What’s at stake in Supreme Court warrantless cellphone searches case
— -- The U.S. Supreme Court today hears arguments in a case that experts say could have a huge effect on the how law enforcement deals with matters of privacy in the digital age. ABC News spoke with contributor Kate Shaw, who also teaches at Cardozo Law School, about the case and its implications.
What’s this case about?
This is a major case about privacy in the electronic age. Specifically, the case focuses on whether the police need a warrant before they can access cellphone records that may reveal cellphone customers’ movements and location.
Timothy Carpenter, who was charged with masterminding a series of robberies and convicted of multiple robbery and firearms offenses, challenges his conviction on the grounds that it was obtained in part based on information the federal government received from cellphone providers in violation of the Constitution’s warrant requirement.
The federal government, relying on a number of cases that predate recent technological developments, argues that because Carpenter’s location information was already in the custody of a third party — his cellphone provider — he had no legitimate expectation that such information would remain private. The government believes it was not required by the Fourth Amendment to get a warrant before accessing that information.
What are the possible outcomes? And how might each affect people across the country?
Carpenter is arguing that the government did not have the authority to access his cellphone data; if he wins, his case would be sent back down to the lower court, and he could escape liability.
His lawyer, Nathan Wessler of the ACLU, suggests that the case has implications far beyond Carpenter.
As he argues, “In an age when 95 percent of Americans have a cellphone, our cellphone location records chart out a minute-by-minute account of where we go and what we do.
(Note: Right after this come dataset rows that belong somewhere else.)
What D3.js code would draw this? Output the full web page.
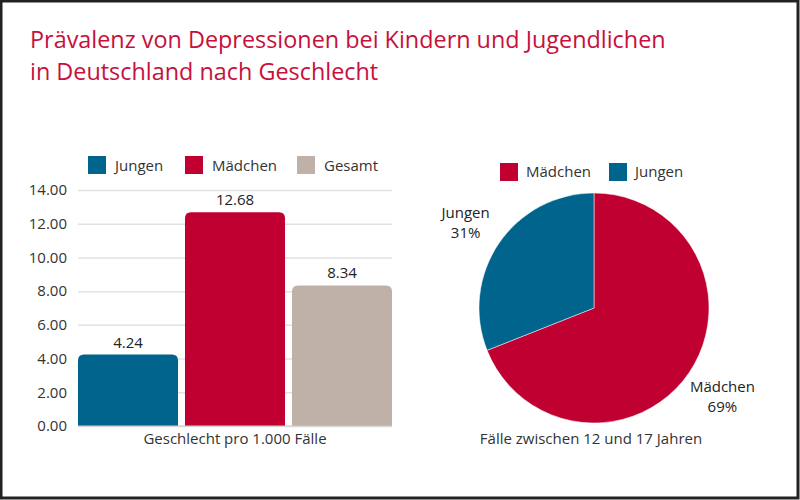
<!DOCTYPE html>
<html>
<head>
<meta charset="utf-8">
<script src="https://cdn.jsdelivr.net/npm/d3@7"></script>
<style>
  body { margin: 0; background: #fff; }
  svg { display: block; font-family: "Open Sans", "Noto Sans", sans-serif; }
</style>
</head>
<body>
<script>
// data
var barCategories = ["Jungen", "Mädchen", "Gesamt"];
var barValues = [4.24, 12.68, 8.34];
var barColors = ["#00648c", "#c00031", "#bfb1a8"];
var yTicks = [0, 2, 4, 6, 8, 10, 12, 14];

var pieCategories = ["Mädchen", "Jungen"];
var pieValues = [69, 31];
var pieColors = ["#c00031", "#00648c"];

var titleLines = ["Prävalenz von Depressionen bei Kindern und Jugendlichen", "in Deutschland nach Geschlecht"];

var width = 800, height = 500;
var fs = "15px";

var svg = d3.select("body").append("svg")
  .attr("width", width)
  .attr("height", height);

svg.append("rect")
  .attr("x", 1).attr("y", 1)
  .attr("width", width - 3).attr("height", height - 3)
  .attr("fill", "#fff")
  .attr("stroke", "#222")
  .attr("stroke-width", 3);

// title
svg.append("g").selectAll("text")
  .data(titleLines)
  .enter().append("text")
  .attr("x", 30)
  .attr("y", (d, i) => 48 + i * 32)
  .attr("fill", "#c8103c")
  .style("font-size", "23.4px")
  .text(d => d);

// ---- bar chart ----
var y = d3.scaleLinear().domain([0, 14]).range([426, 190]);
var x = d3.scaleBand().domain(barCategories).range([78, 392]).paddingInner(0.065).paddingOuter(0);

var yAxis = svg.append("g")
  .attr("transform", "translate(78,0)")
  .call(d3.axisLeft(y).tickValues(yTicks).tickFormat(d3.format(".2f")).tickSize(-314).tickPadding(11));
yAxis.select(".domain").remove();
yAxis.selectAll(".tick line").attr("stroke", "#e2e2e2").attr("stroke-width", 1.5);
yAxis.selectAll(".tick text").attr("fill", "#333").style("font-size", fs).attr("font-family", "Open Sans");

function topRounded(x0, y0, w, h, r) {
  return "M" + x0 + "," + (y0 + h) +
    "V" + (y0 + r) +
    "Q" + x0 + "," + y0 + " " + (x0 + r) + "," + y0 +
    "H" + (x0 + w - r) +
    "Q" + (x0 + w) + "," + y0 + " " + (x0 + w) + "," + (y0 + r) +
    "V" + (y0 + h) + "Z";
}

svg.append("g").selectAll("path")
  .data(barValues)
  .enter().append("path")
  .attr("d", (d, i) => topRounded(x(barCategories[i]), y(d), x.bandwidth(), y(0) - y(d), 6))
  .attr("fill", (d, i) => barColors[i]);

svg.append("g").selectAll("text")
  .data(barValues)
  .enter().append("text")
  .attr("x", (d, i) => x(barCategories[i]) + x.bandwidth() / 2)
  .attr("y", d => y(d) - 7)
  .attr("text-anchor", "middle")
  .attr("fill", "#222")
  .style("font-size", fs)
  .text(d => d3.format(".2f")(d));

svg.append("line")
  .attr("x1", 78).attr("x2", 392)
  .attr("y1", y(0)).attr("y2", y(0))
  .attr("stroke", "#ccc");

svg.append("text")
  .attr("x", 235).attr("y", 444)
  .attr("text-anchor", "middle")
  .attr("fill", "#333")
  .style("font-size", fs)
  .text("Geschlecht pro 1.000 Fälle");

// bar legend
var barLegX = [88, 185, 297];
var barLeg = svg.append("g").selectAll("g")
  .data(barCategories)
  .enter().append("g")
  .attr("transform", (d, i) => "translate(" + barLegX[i] + ",156)");
barLeg.append("rect").attr("width", 18).attr("height", 18).attr("fill", (d, i) => barColors[i]);
barLeg.append("text").attr("x", 27).attr("y", 15)
  .attr("fill", "#333").style("font-size", fs).text(d => d);

// ---- pie chart ----
var cx = 594, cy = 308, r = 115;
var pie = d3.pie().sort(null)(pieValues);
var arc = d3.arc().innerRadius(0).outerRadius(r);

var pieG = svg.append("g").attr("transform", "translate(" + cx + "," + cy + ")");
pieG.selectAll("path")
  .data(pie)
  .enter().append("path")
  .attr("d", arc)
  .attr("fill", (d, i) => pieColors[i])
  .attr("stroke", "#fff")
  .attr("stroke-width", 0.5);

// outside labels
var labelArc = d3.arc().innerRadius(r * 1.35).outerRadius(r * 1.35);
var lbl = pieG.selectAll("g.lbl")
  .data(pie)
  .enter().append("g")
  .attr("class", "lbl")
  .attr("transform", d => "translate(" + labelArc.centroid(d) + ")");
lbl.append("text")
  .attr("text-anchor", "middle")
  .attr("fill", "#222")
  .style("font-size", fs)
  .attr("y", -3)
  .text((d, i) => pieCategories[i]);
lbl.append("text")
  .attr("text-anchor", "middle")
  .attr("fill", "#222")
  .style("font-size", fs)
  .attr("y", 17)
  .text((d, i) => pieValues[i] + "%");

svg.append("text")
  .attr("x", 591).attr("y", 444)
  .attr("text-anchor", "middle")
  .attr("fill", "#333")
  .style("font-size", fs)
  .text("Fälle zwischen 12 und 17 Jahren");

// pie legend
var pieLegX = [500, 609];
var pieLeg = svg.append("g").selectAll("g")
  .data(pieCategories)
  .enter().append("g")
  .attr("transform", (d, i) => "translate(" + pieLegX[i] + ",163)");
pieLeg.append("rect").attr("width", 18).attr("height", 18).attr("fill", (d, i) => pieColors[i]);
pieLeg.append("text").attr("x", 26).attr("y", 14)
  .attr("fill", "#333").style("font-size", fs).text(d => d);
</script>
</body>
</html>
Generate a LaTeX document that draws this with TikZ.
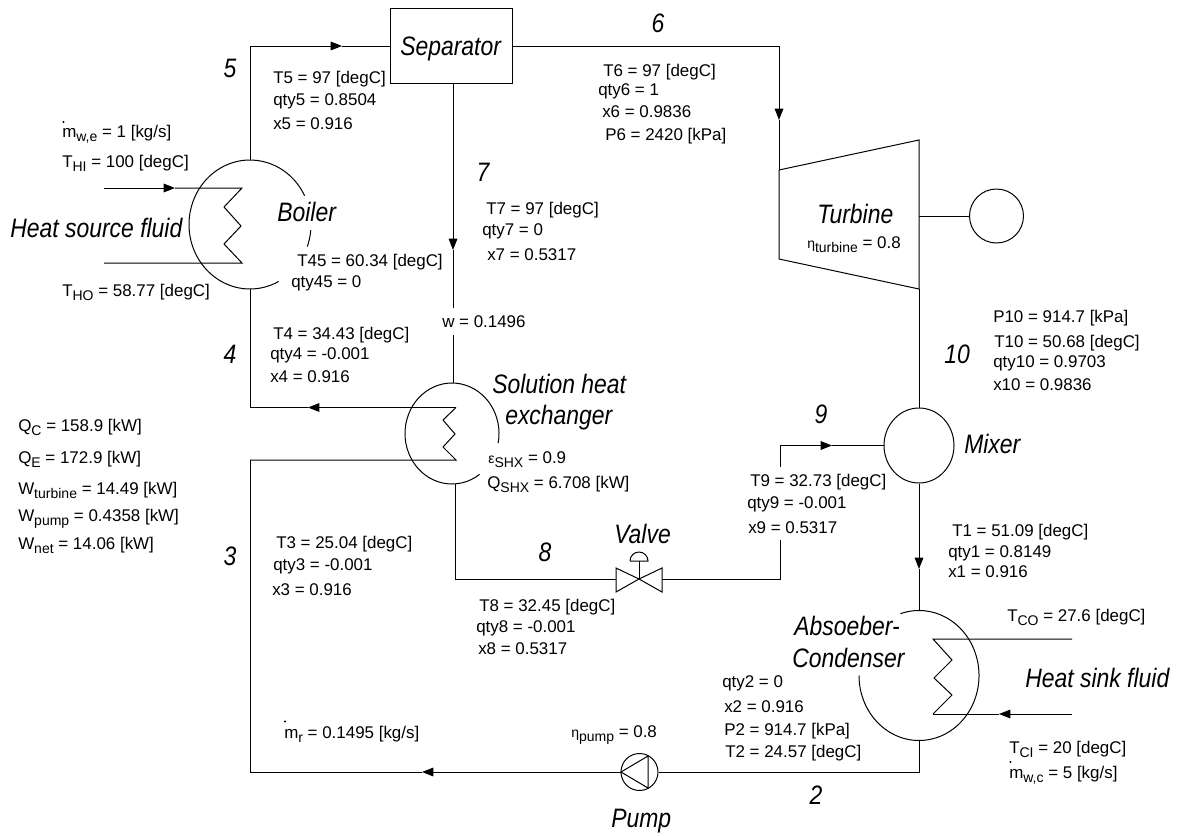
\documentclass[tikz,border=0pt]{standalone}
\usepackage{fontspec}
\setmainfont{Liberation Sans}
\newfontfamily\labfont[FakeStretch=0.86]{Liberation Sans}
\usetikzlibrary{shapes.geometric,arrows.meta,calc}
\newcommand{\sbs}[1]{\raisebox{-3pt}{\fontsize{10.5}{10.5}\selectfont #1}}
\newcommand{\grk}[1]{{\fontsize{10.5}{10.5}\selectfont #1}}
\tikzset{
  x=0.75pt,y=-0.75pt,
  data/.style={anchor=base west,inner sep=0,font=\fontsize{12.7}{15}\selectfont},
  lab/.style={anchor=base west,inner sep=0,font=\labfont\itshape\fontsize{20}{22}\selectfont},
  num/.style={inner sep=0,font=\labfont\itshape\fontsize{20}{22}\selectfont},
  pipe/.style={draw=black,line width=0.75pt},
  tip/.style={pipe,-{Triangle[length=8.5pt,width=6.5pt]}},
  hx/.style={ellipse,inner sep=0,minimum width=#1},
  flowdot/.style={circle,fill=black,inner sep=0,minimum size=1.6pt},
}
\begin{document}
\begin{tikzpicture}
\useasboundingbox (0,0) rectangle (1177,835);
% equipment
\node[pipe,rectangle,inner sep=0,minimum width=122*.75pt,minimum height=75*.75pt] (sep) at (451.5,45.5) {};
\node[hx=122*.75pt,minimum height=129*.75pt] (boiler) at (250,224.5) {};
\node[hx=94*.75pt,minimum height=101*.75pt] (shx) at (452,433.5) {};
\node[hx=120*.75pt,minimum height=130*.75pt] (ac) at (919,675.5) {};
\node[pipe,hx=70*.75pt,minimum height=75*.75pt] (mixer) at (919,445.5) {};
\node[pipe,circle,inner sep=0,minimum size=54*.75pt] (gen) at (996.5,216) {};
\node[pipe,circle,inner sep=0,minimum size=37*.75pt] (pump) at (639.5,772) {};
% ellipses with their gaps
\draw[pipe] (boiler.center) ++(-26.5:61 and 64.5) arc[start angle=-26.5,end angle=-298,x radius=61,y radius=64.5];
\draw[pipe] (boiler.center) ++(5:61 and 64.5) arc[start angle=5,end angle=20,x radius=61,y radius=64.5];
\draw[pipe] (shx.center) ++(11:47 and 50.5) arc[start angle=11,end angle=-306,x radius=47,y radius=50.5];
\draw[pipe] (ac.center) ++(-108:60 and 65) arc[start angle=-108,end angle=180,x radius=60,y radius=65];
% turbine
\coordinate (tTL) at (779,170); \coordinate (tTR) at (919,140);
\coordinate (tBR) at (919,289); \coordinate (tBL) at (779,259);
\draw[pipe] (tTL) -- (tTR) -- (tBR) -- (tBL) -- cycle;
% valve
\coordinate (vc) at (639,579);
\coordinate (vL) at (616,579); \coordinate (vR) at (662,579);
\draw[pipe] (vc) -- (616,568) -- (616,592) -- cycle;
\draw[pipe] (vc) -- (662,568) -- (662,592) -- cycle;
\draw[pipe] (vc) -- (639,561);
\draw[pipe] (630,561) -- (648,561) arc[start angle=0,end angle=-180,radius=9];
% pump inner triangle
\coordinate (pT) at (621,772);
\draw[pipe] (pT) -- (648,756) -- (648,788) -- cycle;
% coils
\coordinate (cA) at (104,188);
\coordinate (aA) at (175,188);
\draw[tip] (cA) -- (aA);
\draw[pipe] (aA) -- (242,188) -- (224,207) -- (241,226) -- (224,244) -- (242,263) -- (104,263);
\coordinate (hL) at (250,407.5); \coordinate (hB) at (250,460);
\coordinate (a4) at (308,407.5);
\draw[tip] (456,407.5) -- (a4);
\draw[pipe] (a4) -- (hL);
\draw[pipe] (456,407.5) -- (443,420) -- (455,434) -- (443,447) -- (456,460) -- (hB);
\draw[pipe] (1072,639) -- (933,639) -- (952,660) -- (934,678) -- (952,695) -- (933,714);
\coordinate (aS) at (999,714);
\draw[tip] (1072,714) -- (aS);
\draw[pipe] (aS) -- (933,714);
% connectors
\coordinate (c5) at (250,46);
\coordinate (a5) at (342,46);
\draw[pipe] (boiler.north) -- (c5);
\draw[tip] (c5) -- (a5);
\draw[pipe] (a5) -- (sep.west |- a5);
\coordinate (c6) at (779,46);
\coordinate (a6) at (779,120);
\draw[pipe] (sep.east |- c6) -- (c6);
\draw[tip] (c6) -- (a6);
\draw[pipe] (a6) -- (tTL);
\coordinate (s7) at (453,83);
\coordinate (a7) at (453,250);
\coordinate (w1) at (453,308);
\coordinate (w2) at (453,335);
\draw[tip] (s7) -- (a7);
\draw[pipe] (a7) -- (w1);
\draw[pipe] (w2) -- (shx.north -| w2);
\draw[pipe] (boiler.south) -- (hL);
\coordinate (p3) at (250,772);
\draw[pipe] (hB) -- (p3);
\coordinate (a3) at (422,772);
\draw[tip] (pT) -- (a3);
\draw[pipe] (a3) -- (p3);
\coordinate (p2) at (919,772);
\draw[pipe] (pump.east) -- (p2) -- (ac.south);
\coordinate (sb) at (455,484);
\draw[pipe] (sb) |- (vL);
\coordinate (k9) at (780,467);
\coordinate (j9) at (780,540);
\draw[pipe] (vR) -| (j9);
\coordinate (b9) at (780,445.5);
\coordinate (a9) at (832,445.5);
\draw[pipe] (k9) -- (b9);
\draw[tip] (b9) -- (a9);
\draw[pipe] (a9) -- (mixer.west);
\draw[pipe] (tBR) -- (mixer.north);
\coordinate (a1) at (919,569);
\draw[tip] (mixer.south) -- (a1);
\draw[pipe] (a1) -- (ac.north);
\coordinate (tG) at (919,216);
\draw[pipe] (tG) -- (gen.west);
% big labels
\node[lab] (lsep) at (400,55) {Separator};
\node[lab] (lboil) at (277,221) {Boiler};
\node[lab] (lhsf) at (10,237) {Heat source fluid};
\node[lab] (lsol) at (492,393) {Solution heat};
\node[lab] (lexc) at (505,424) {exchanger};
\node[lab] (ltur) at (817,223) {Turbine};
\node[lab] (lmix) at (964,453) {Mixer};
\node[lab] (lval) at (614,543) {Valve};
\node[lab] (labs) at (794,635) {Absoeber-};
\node[lab] (lcon) at (792,667) {Condenser};
\node[lab] (lhsk) at (1025,687) {Heat sink fluid};
\node[lab] (lpmp) at (611,827) {Pump};
\node[num] (n5) at (230,68) {5};
\node[num] (n6) at (658,23) {6};
\node[num] (n7) at (483,172) {7};
\node[num] (n4) at (230,354) {4};
\node[num] (n3) at (230,556) {3};
\node[num] (n8) at (545,552) {8};
\node[num] (n9) at (821,414) {9};
\node[num] (n10) at (957,354) {10};
\node[num] (n2) at (816,795) {2};
% data
\node[data] (d1) at (273,83) {T5 = 97 [degC]};
\node[data] (d2) at (273,105) {qty5 = 0.8504};
\node[data] (d3) at (273,129) {x5 = 0.916};
\node[data] (d4) at (62,137) {m\sbs{w,e} = 1 [kg/s]};
\node[flowdot] (dot1) at (63.5,122) {};
\node[data] (d5) at (62,167) {T\sbs{HI} = 100 [degC]};
\node[data] (d6) at (62,296) {T\sbs{HO} = 58.77 [degC]};
\node[data] (d7) at (297,266) {T45 = 60.34 [degC]};
\node[data] (d8) at (291,287) {qty45 = 0};
\node[data] (d9) at (603,76) {T6 = 97 [degC]};
\node[data] (d10) at (598,95) {qty6 = 1};
\node[data] (d11) at (602,117) {x6 = 0.9836};
\node[data] (d12) at (605,140) {P6 = 2420 [kPa]};
\node[data] (d13) at (486,214) {T7 = 97 [degC]};
\node[data] (d14) at (482,235) {qty7 = 0};
\node[data] (d15) at (487,260) {x7 = 0.5317};
\node[data] (w) at (442,327) {w = 0.1496};
\node[data] (d16) at (273,339) {T4 = 34.43 [degC]};
\node[data] (d17) at (270,359) {qty4 = -0.001};
\node[data] (d18) at (270,382) {x4 = 0.916};
\node[data] (d19) at (18,431) {Q\sbs{C} = 158.9 [kW]};
\node[data] (d20) at (18,463) {Q\sbs{E} = 172.9 [kW]};
\node[data] (d21) at (18,494) {W\sbs{turbine} = 14.49 [kW]};
\node[data] (d22) at (18,521) {W\sbs{pump} = 0.4358 [kW]};
\node[data] (d23) at (18,549) {W\sbs{net} = 14.06 [kW]};
\node[data] (d24) at (276,548) {T3 = 25.04 [degC]};
\node[data] (d25) at (273,570) {qty3 = -0.001};
\node[data] (d26) at (272,595) {x3 = 0.916};
\node[data] (d27) at (488,463) {\grk{ε}\sbs{SHX} = 0.9};
\node[data] (d28) at (487,488) {Q\sbs{SHX} = 6.708 [kW]};
\node[data] (d29) at (479,611) {T8 = 32.45 [degC]};
\node[data] (d30) at (476,632) {qty8 = -0.001};
\node[data] (d31) at (478,654) {x8 = 0.5317};
\node[data] (d32) at (750,486) {T9 = 32.73 [degC]};
\node[data] (d33) at (747,508) {qty9 = -0.001};
\node[data] (d34) at (748,533) {x9 = 0.5317};
\node[data] (d35) at (952,536) {T1 = 51.09 [degC]};
\node[data] (d36) at (948,557) {qty1 = 0.8149};
\node[data] (d37) at (948,577) {x1 = 0.916};
\node[data] (d38) at (993,322) {P10 = 914.7 [kPa]};
\node[data] (d39) at (994,347) {T10 = 50.68 [degC]};
\node[data] (d40) at (993,367) {qty10 = 0.9703};
\node[data] (d41) at (993,390) {x10 = 0.9836};
\node[data] (d42) at (807,248) {\grk{η}\sbs{turbine} = 0.8};
\node[data] (d43) at (1007,621) {T\sbs{CO} = 27.6 [degC]};
\node[data] (d44) at (1009,753) {T\sbs{CI} = 20 [degC]};
\node[data] (d45) at (1009,778) {m\sbs{w,c} = 5 [kg/s]};
\node[flowdot] (dot2) at (1010.5,762) {};
\node[data] (d46) at (722,687) {qty2 = 0};
\node[data] (d47) at (724,712) {x2 = 0.916};
\node[data] (d48) at (724,735) {P2 = 914.7 [kPa]};
\node[data] (d49) at (725,757) {T2 = 24.57 [degC]};
\node[data] (d50) at (571,737) {\grk{η}\sbs{pump} = 0.8};
\node[data] (d51) at (284,738) {m\sbs{r} = 0.1495 [kg/s]};
\node[flowdot] (dot3) at (285,721.5) {};
\end{tikzpicture}
\end{document}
People should be able to expect that the government will have to get a search warrant from a judge before obtaining weeks or months of data from our service providers showing our most private patterns of life, from visits to the doctor to where we sleep at night.”
Major technology companies — Apple, Microsoft, Google, Facebook and a number of others — have filed a brief siding with Carpenter, arguing that because the data transmitted by electronic devices “can reveal a wealth of detail about people’s personal lives ... users of digital technologies reasonably expect to retain significant privacy in that data.”
When are we going to know the outcome?
We’ll have an answer of some sort by the end of the Supreme Court’s term, which is typically the last week in June.